Alzheimer’s Research: Current & Future Seniors Need Our Advocacy
The numbers of those with a diagnosis of Alzheimer’s grows daily, actually every 68 seconds. The prevalence of Alzheimer’s disease doubles in every five-year interval after the age of 65.
With the U.S. population aging overall, we are looking at a problem that will only get greater left unchecked.
The U.S. President, in his National Plan for Alzheimer’s, has recently put his support behind research to deal with this life altering disease, setting desired treatment and prevention strategies as the goal to be achieved by 2025. What that means for treatment of Alzheimer’s disease remains to be seen, but we are seeing a renewed surge of research and advocacy to fight Alzheimer’s. If you are an Alzheimer’s caregiver, you are thrilled but know the end feels like it is a long way off – - maybe too late for those under your care.
We wanted to touch on a few new areas of study in Alzheimer’s so that we can all understand the importance of our continued advocacy and fundraising to make these ideas reality!
New Bid to Prevent Alzheimer’s Early
The first study, currently underway, is to test an experimental treatment on individuals who do not show signs of any memory loss but are in the extended family of someone with Alzheimer’s.
An injectable drug made by Genentech in collaboration with government and academic researchers will be tested on 300 people who have been found to have a genetic mutation linked to cognitive impairment symptoms by the age of 45.
This drug targets amyloid protein in the brain thought to lead to Alzheimer’s when the protein clumps. One additional focus of the research will be to see if testing amyloid levels in people can indicate whether treatments are working without waiting for memory loss to appear or worsen.
Insulin Nasal Spray
A National Institute of Health study using a $7.9 million grant will test the effectiveness of insulin nasal spray for people who are already in the early stages of Alzheimer’s disease.
A government funded trial costing $20 million is studying the herb Ginkgo biloba and its effect on cognitive impairment of Alzheimer’s patients who have started to show memory impairment.
Study Reveals How the World’s First Drug for Amyloid Disease Works
Tafamidis, used in Europe and currently under review by the US Food and Drug Administration (FDA), is the first medication approved to treat an amyloid disease, a class of conditions that include Alzheimer’s. It has shown to reduce the formation of amyloid plaques in the brain.
Deep Brain Stimulation
Another study is reviewing the impact of deep brain stimulation using continuous electrical impulses to specific “memory” regions of the brain of people with mild Alzheimer’s disease.
The researchers observed only a handful of subjects and therefore it needs to be done on a broader scale to validate their findings. However, they found that the stimulation increased glucose metabolism, resulting in better outcomes in cognition, memory and quality of life. In addition, the stimulation increased connectivity in brain circuits associated with memory.

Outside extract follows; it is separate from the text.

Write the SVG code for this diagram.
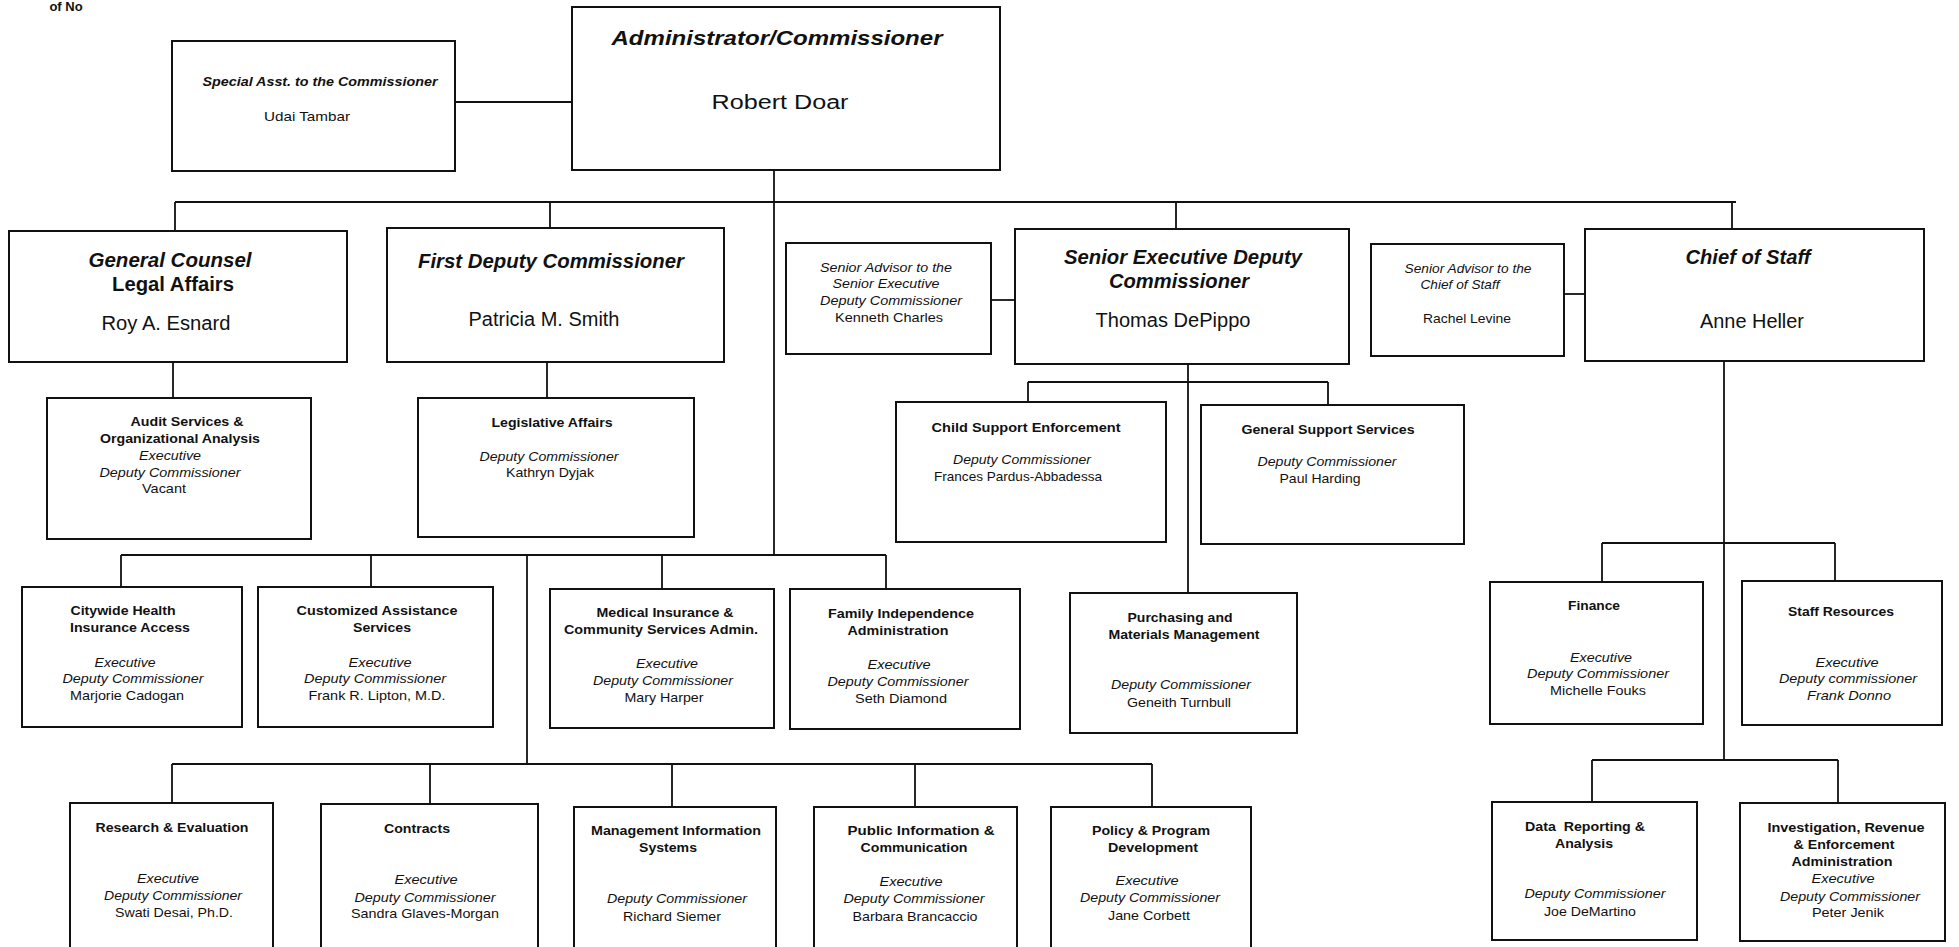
<svg xmlns="http://www.w3.org/2000/svg" width="1959" height="947" viewBox="0 0 1959 947">
<style>
.bx{fill:#fff;stroke:#111;stroke-width:2}
.ln{fill:none;stroke:#111;stroke-width:1.8}
text{font-family:"Liberation Sans",Arial,sans-serif;text-anchor:middle;fill:#111}
.h{font-size:20px;font-weight:bold;font-style:italic}
.hb{font-size:20px;font-weight:bold}
.n{font-size:20px}
.b{font-size:13px;font-weight:bold}
.i{font-size:13px;font-style:italic}
.r{font-size:13px}
</style>
<rect width="1959" height="947" fill="#fff"/>
<text class="b" x="66" y="11" font-size="8">of No</text>
<g id="connectors">
<path class="ln" d="M455 102H572"/>
<path class="ln" d="M774 170V555"/>
<path class="ln" d="M175 202H1736"/>
<path class="ln" d="M175 202V231M550 202V228M1176 202V229M1732 202V229"/>
<path class="ln" d="M991 300H1015"/>
<path class="ln" d="M1564 294H1585"/>
<path class="ln" d="M173 362V398"/>
<path class="ln" d="M547 362V398"/>
<path class="ln" d="M1188 364V593"/>
<path class="ln" d="M1028 382H1328M1028 382V402M1328 382V405"/>
<path class="ln" d="M1724 361V760"/>
<path class="ln" d="M1602 543H1835M1602 543V582M1835 543V581"/>
<path class="ln" d="M1592 760H1838M1592 760V802M1838 760V803"/>
<path class="ln" d="M121 555H886M121 555V587M371 555V587M662 555V589M886 555V589"/>
<path class="ln" d="M527 555V764"/>
<path class="ln" d="M172 764H1152M172 764V803M430 764V804M672 764V807M915 764V807M1152 764V807"/>
</g>
<g id="admin">
<rect class="bx" x="572" y="7" width="428" height="163"/>
<text class="h" x="777" y="45" font-size="24" textLength="331" lengthAdjust="spacingAndGlyphs">Administrator/Commissioner</text>
<text class="n" x="780" y="109" font-size="27" textLength="137" lengthAdjust="spacingAndGlyphs">Robert Doar</text>
</g>
<g id="special-asst">
<rect class="bx" x="172" y="41" width="283" height="130"/>
<text class="b" x="320" y="86" font-style="italic" textLength="235" lengthAdjust="spacingAndGlyphs">Special Asst. to the Commissioner</text>
<text class="r" x="307" y="121" textLength="86" lengthAdjust="spacingAndGlyphs">Udai Tambar</text>
</g>
<g id="general-counsel">
<rect class="bx" x="9" y="231" width="338" height="131"/>
<text class="h" x="170" y="267" textLength="163" lengthAdjust="spacingAndGlyphs">General Counsel</text>
<text class="hb" x="173" y="291" textLength="122" lengthAdjust="spacingAndGlyphs">Legal Affairs</text>
<text class="n" x="166" y="330" textLength="129" lengthAdjust="spacingAndGlyphs">Roy A. Esnard</text>
</g>
<g id="first-deputy">
<rect class="bx" x="387" y="228" width="337" height="134"/>
<text class="h" x="551" y="268" textLength="266" lengthAdjust="spacingAndGlyphs">First Deputy Commissioner</text>
<text class="n" x="544" y="326" textLength="151" lengthAdjust="spacingAndGlyphs">Patricia M. Smith</text>
</g>
<g id="senior-advisor-sedc">
<rect class="bx" x="786" y="243" width="205" height="111"/>
<text class="i" x="886" y="272" textLength="132" lengthAdjust="spacingAndGlyphs">Senior Advisor to the</text>
<text class="i" x="886" y="288" textLength="107" lengthAdjust="spacingAndGlyphs">Senior Executive</text>
<text class="i" x="891" y="305" textLength="142" lengthAdjust="spacingAndGlyphs">Deputy Commissioner</text>
<text class="r" x="889" y="322" textLength="108" lengthAdjust="spacingAndGlyphs">Kenneth Charles</text>
</g>
<g id="sedc">
<rect class="bx" x="1015" y="229" width="334" height="135"/>
<text class="h" x="1183" y="264" textLength="238" lengthAdjust="spacingAndGlyphs">Senior Executive Deputy</text>
<text class="h" x="1179" y="288" textLength="140" lengthAdjust="spacingAndGlyphs">Commissioner</text>
<text class="n" x="1173" y="327" textLength="155" lengthAdjust="spacingAndGlyphs">Thomas DePippo</text>
</g>
<g id="senior-advisor-cos">
<rect class="bx" x="1371" y="244" width="193" height="112"/>
<text class="i" x="1468" y="273" textLength="127" lengthAdjust="spacingAndGlyphs">Senior Advisor to the</text>
<text class="i" x="1460" y="289" textLength="79" lengthAdjust="spacingAndGlyphs">Chief of Staff</text>
<text class="r" x="1467" y="323" textLength="88" lengthAdjust="spacingAndGlyphs">Rachel Levine</text>
</g>
<g id="chief-of-staff">
<rect class="bx" x="1585" y="229" width="339" height="132"/>
<text class="h" x="1748" y="264" textLength="125" lengthAdjust="spacingAndGlyphs">Chief of Staff</text>
<text class="n" x="1752" y="328" textLength="104" lengthAdjust="spacingAndGlyphs">Anne Heller</text>
</g>
<g id="audit">
<rect class="bx" x="47" y="398" width="264" height="141"/>
<text class="b" x="187" y="426" textLength="113" lengthAdjust="spacingAndGlyphs">Audit Services &amp;</text>
<text class="b" x="180" y="443" textLength="160" lengthAdjust="spacingAndGlyphs">Organizational Analysis</text>
<text class="i" x="170" y="460" textLength="62" lengthAdjust="spacingAndGlyphs">Executive</text>
<text class="i" x="170" y="477" textLength="141" lengthAdjust="spacingAndGlyphs">Deputy Commissioner</text>
<text class="r" x="164" y="493" textLength="44" lengthAdjust="spacingAndGlyphs">Vacant</text>
</g>
<g id="legislative">
<rect class="bx" x="418" y="398" width="276" height="139"/>
<text class="b" x="552" y="427" textLength="121" lengthAdjust="spacingAndGlyphs">Legislative Affairs</text>
<text class="i" x="549" y="461" textLength="139" lengthAdjust="spacingAndGlyphs">Deputy Commissioner</text>
<text class="r" x="550" y="477" textLength="88" lengthAdjust="spacingAndGlyphs">Kathryn Dyjak</text>
</g>
<g id="child-support">
<rect class="bx" x="896" y="402" width="270" height="140"/>
<text class="b" x="1026" y="432" textLength="189" lengthAdjust="spacingAndGlyphs">Child Support Enforcement</text>
<text class="i" x="1022" y="464" textLength="138" lengthAdjust="spacingAndGlyphs">Deputy Commissioner</text>
<text class="r" x="1018" y="481" textLength="168" lengthAdjust="spacingAndGlyphs">Frances Pardus-Abbadessa</text>
</g>
<g id="general-support">
<rect class="bx" x="1201" y="405" width="263" height="139"/>
<text class="b" x="1328" y="434" textLength="173" lengthAdjust="spacingAndGlyphs">General Support Services</text>
<text class="i" x="1327" y="466" textLength="139" lengthAdjust="spacingAndGlyphs">Deputy Commissioner</text>
<text class="r" x="1320" y="483" textLength="81" lengthAdjust="spacingAndGlyphs">Paul Harding</text>
</g>
<g id="citywide">
<rect class="bx" x="22" y="587" width="220" height="140"/>
<text class="b" x="123" y="615" textLength="105" lengthAdjust="spacingAndGlyphs">Citywide Health</text>
<text class="b" x="130" y="632" textLength="120" lengthAdjust="spacingAndGlyphs">Insurance Access</text>
<text class="i" x="125" y="667" textLength="61" lengthAdjust="spacingAndGlyphs">Executive</text>
<text class="i" x="133" y="683" textLength="141" lengthAdjust="spacingAndGlyphs">Deputy Commissioner</text>
<text class="r" x="127" y="700" textLength="114" lengthAdjust="spacingAndGlyphs">Marjorie Cadogan</text>
</g>
<g id="customized">
<rect class="bx" x="258" y="587" width="235" height="140"/>
<text class="b" x="377" y="615" textLength="161" lengthAdjust="spacingAndGlyphs">Customized Assistance</text>
<text class="b" x="382" y="632" textLength="58" lengthAdjust="spacingAndGlyphs">Services</text>
<text class="i" x="380" y="667" textLength="63" lengthAdjust="spacingAndGlyphs">Executive</text>
<text class="i" x="375" y="683" textLength="142" lengthAdjust="spacingAndGlyphs">Deputy Commissioner</text>
<text class="r" x="377" y="700" textLength="137" lengthAdjust="spacingAndGlyphs">Frank R. Lipton, M.D.</text>
</g>
<g id="medical">
<rect class="bx" x="550" y="589" width="224" height="139"/>
<text class="b" x="665" y="617" textLength="137" lengthAdjust="spacingAndGlyphs">Medical Insurance &amp;</text>
<text class="b" x="661" y="634" textLength="194" lengthAdjust="spacingAndGlyphs">Community Services Admin.</text>
<text class="i" x="667" y="668" textLength="62" lengthAdjust="spacingAndGlyphs">Executive</text>
<text class="i" x="663" y="685" textLength="140" lengthAdjust="spacingAndGlyphs">Deputy Commissioner</text>
<text class="r" x="664" y="702" textLength="79" lengthAdjust="spacingAndGlyphs">Mary Harper</text>
</g>
<g id="family">
<rect class="bx" x="790" y="589" width="230" height="140"/>
<text class="b" x="901" y="618" textLength="146" lengthAdjust="spacingAndGlyphs">Family Independence</text>
<text class="b" x="898" y="635" textLength="101" lengthAdjust="spacingAndGlyphs">Administration</text>
<text class="i" x="899" y="669" textLength="63" lengthAdjust="spacingAndGlyphs">Executive</text>
<text class="i" x="898" y="686" textLength="141" lengthAdjust="spacingAndGlyphs">Deputy Commissioner</text>
<text class="r" x="901" y="703" textLength="92" lengthAdjust="spacingAndGlyphs">Seth Diamond</text>
</g>
<g id="purchasing">
<rect class="bx" x="1070" y="593" width="227" height="140"/>
<text class="b" x="1180" y="622" textLength="105" lengthAdjust="spacingAndGlyphs">Purchasing and</text>
<text class="b" x="1184" y="639" textLength="151" lengthAdjust="spacingAndGlyphs">Materials Management</text>
<text class="i" x="1181" y="689" textLength="140" lengthAdjust="spacingAndGlyphs">Deputy Commissioner</text>
<text class="r" x="1179" y="707" textLength="104" lengthAdjust="spacingAndGlyphs">Geneith Turnbull</text>
</g>
<g id="finance">
<rect class="bx" x="1490" y="582" width="213" height="142"/>
<text class="b" x="1594" y="610" textLength="52" lengthAdjust="spacingAndGlyphs">Finance</text>
<text class="i" x="1601" y="662" textLength="62" lengthAdjust="spacingAndGlyphs">Executive</text>
<text class="i" x="1598" y="678" textLength="142" lengthAdjust="spacingAndGlyphs">Deputy Commissioner</text>
<text class="r" x="1598" y="695" textLength="96" lengthAdjust="spacingAndGlyphs">Michelle Fouks</text>
</g>
<g id="staff-resources">
<rect class="bx" x="1742" y="581" width="200" height="144"/>
<text class="b" x="1841" y="616" textLength="106" lengthAdjust="spacingAndGlyphs">Staff Resources</text>
<text class="i" x="1847" y="667" textLength="63" lengthAdjust="spacingAndGlyphs">Executive</text>
<text class="i" x="1848" y="683" textLength="138" lengthAdjust="spacingAndGlyphs">Deputy commissioner</text>
<text class="i" x="1849" y="700" textLength="84" lengthAdjust="spacingAndGlyphs">Frank Donno</text>
</g>
<g id="research">
<rect class="bx" x="70" y="803" width="203" height="147"/>
<text class="b" x="172" y="832" textLength="153" lengthAdjust="spacingAndGlyphs">Research &amp; Evaluation</text>
<text class="i" x="168" y="883" textLength="62" lengthAdjust="spacingAndGlyphs">Executive</text>
<text class="i" x="173" y="900" textLength="138" lengthAdjust="spacingAndGlyphs">Deputy Commissioner</text>
<text class="r" x="174" y="917" textLength="118" lengthAdjust="spacingAndGlyphs">Swati Desai, Ph.D.</text>
</g>
<g id="contracts">
<rect class="bx" x="321" y="804" width="217" height="146"/>
<text class="b" x="417" y="833" textLength="66" lengthAdjust="spacingAndGlyphs">Contracts</text>
<text class="i" x="426" y="884" textLength="63" lengthAdjust="spacingAndGlyphs">Executive</text>
<text class="i" x="425" y="902" textLength="141" lengthAdjust="spacingAndGlyphs">Deputy Commissioner</text>
<text class="r" x="425" y="918" textLength="148" lengthAdjust="spacingAndGlyphs">Sandra Glaves-Morgan</text>
</g>
<g id="mis">
<rect class="bx" x="574" y="807" width="202" height="143"/>
<text class="b" x="676" y="835" textLength="170" lengthAdjust="spacingAndGlyphs">Management Information</text>
<text class="b" x="668" y="852" textLength="58" lengthAdjust="spacingAndGlyphs">Systems</text>
<text class="i" x="677" y="903" textLength="140" lengthAdjust="spacingAndGlyphs">Deputy Commissioner</text>
<text class="r" x="672" y="921" textLength="98" lengthAdjust="spacingAndGlyphs">Richard Siemer</text>
</g>
<g id="public-info">
<rect class="bx" x="814" y="807" width="203" height="143"/>
<text class="b" x="921" y="835" textLength="147" lengthAdjust="spacingAndGlyphs">Public Information &amp;</text>
<text class="b" x="914" y="852" textLength="107" lengthAdjust="spacingAndGlyphs">Communication</text>
<text class="i" x="911" y="886" textLength="63" lengthAdjust="spacingAndGlyphs">Executive</text>
<text class="i" x="914" y="903" textLength="141" lengthAdjust="spacingAndGlyphs">Deputy Commissioner</text>
<text class="r" x="915" y="921" textLength="125" lengthAdjust="spacingAndGlyphs">Barbara Brancaccio</text>
</g>
<g id="policy">
<rect class="bx" x="1051" y="807" width="200" height="143"/>
<text class="b" x="1151" y="835" textLength="118" lengthAdjust="spacingAndGlyphs">Policy &amp; Program</text>
<text class="b" x="1153" y="852" textLength="90" lengthAdjust="spacingAndGlyphs">Development</text>
<text class="i" x="1147" y="885" textLength="63" lengthAdjust="spacingAndGlyphs">Executive</text>
<text class="i" x="1150" y="902" textLength="140" lengthAdjust="spacingAndGlyphs">Deputy Commissioner</text>
<text class="r" x="1149" y="920" textLength="82" lengthAdjust="spacingAndGlyphs">Jane Corbett</text>
</g>
<g id="data-reporting">
<rect class="bx" x="1492" y="802" width="205" height="138"/>
<text class="b" x="1585" y="831" textLength="120" lengthAdjust="spacingAndGlyphs">Data&#160; Reporting &amp;</text>
<text class="b" x="1584" y="848" textLength="58" lengthAdjust="spacingAndGlyphs">Analysis</text>
<text class="i" x="1595" y="898" textLength="141" lengthAdjust="spacingAndGlyphs">Deputy Commissioner</text>
<text class="r" x="1590" y="916" textLength="92" lengthAdjust="spacingAndGlyphs">Joe DeMartino</text>
</g>
<g id="investigation">
<rect class="bx" x="1740" y="803" width="205" height="138"/>
<text class="b" x="1846" y="832" textLength="157" lengthAdjust="spacingAndGlyphs">Investigation, Revenue</text>
<text class="b" x="1844" y="849" textLength="101" lengthAdjust="spacingAndGlyphs">&amp; Enforcement</text>
<text class="b" x="1842" y="866" textLength="101" lengthAdjust="spacingAndGlyphs">Administration</text>
<text class="i" x="1843" y="883" textLength="63" lengthAdjust="spacingAndGlyphs">Executive</text>
<text class="i" x="1850" y="901" textLength="140" lengthAdjust="spacingAndGlyphs">Deputy Commissioner</text>
<text class="r" x="1848" y="917" textLength="72" lengthAdjust="spacingAndGlyphs">Peter Jenik</text>
</g>
</svg>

New Understanding of Alzheimer’s Trigger
Scientists have found a clear connection of amyloid plaques in the brain and Alzheimer’s disease. But how does that happen? This new study looks at one potential mechanism. They found that a highly toxic beta-amyloid called pyroglutamylated (or pyroglu) in the brains of Alzheimer’s disease victims appears to greatly increase the toxicity of other more common and less toxic beta-amyloids thereby causing development of Alzheimer’s. They feel that, by finding the mechanism that begins the cascade of Alzheimer’s progression, they will be able to develop a drug to attack this toxic amyloid and slow or even prevent the progression of Alzheimer’s disease.
Many more studies are currently underway and more will begin to determine the cause and best treatment for prevention of the disease as well as best ways to slow its progression in those already suffering.
Our Support of Research is Needed
1. If you or your loved one suffers from Alzheimer’s, you can get involved in clinical trials studying the disease.
2. Be an advocate for your caregiver, learn all you can about the disease.
3. Be an active fundraiser taking part in events near you such as the Alzheimer’s Memory Walk or the Longest Day; support walkers who are participating, give a donation when asked by others who hold fashion shows, flower sales, t-shirt sales or other events in your area.
4. Support legislators who are advocating for continued Alzheimer’s research efforts.
5. Be a part of a support group to help not only yourself but others who are in need of your life experience.
We will continue to keep abreast of current research and give you information of advances as they happen as well as events in which you can advocate for a cure! Thank You!
While we’re advocating for a cure, we also need to continue to support services for those suffering from Alzheimer’s already – - as well as those family members providing care. Chances are a good portion of money raised at local Alzheimer’s Memory Walks and other events supports local services in addition to research.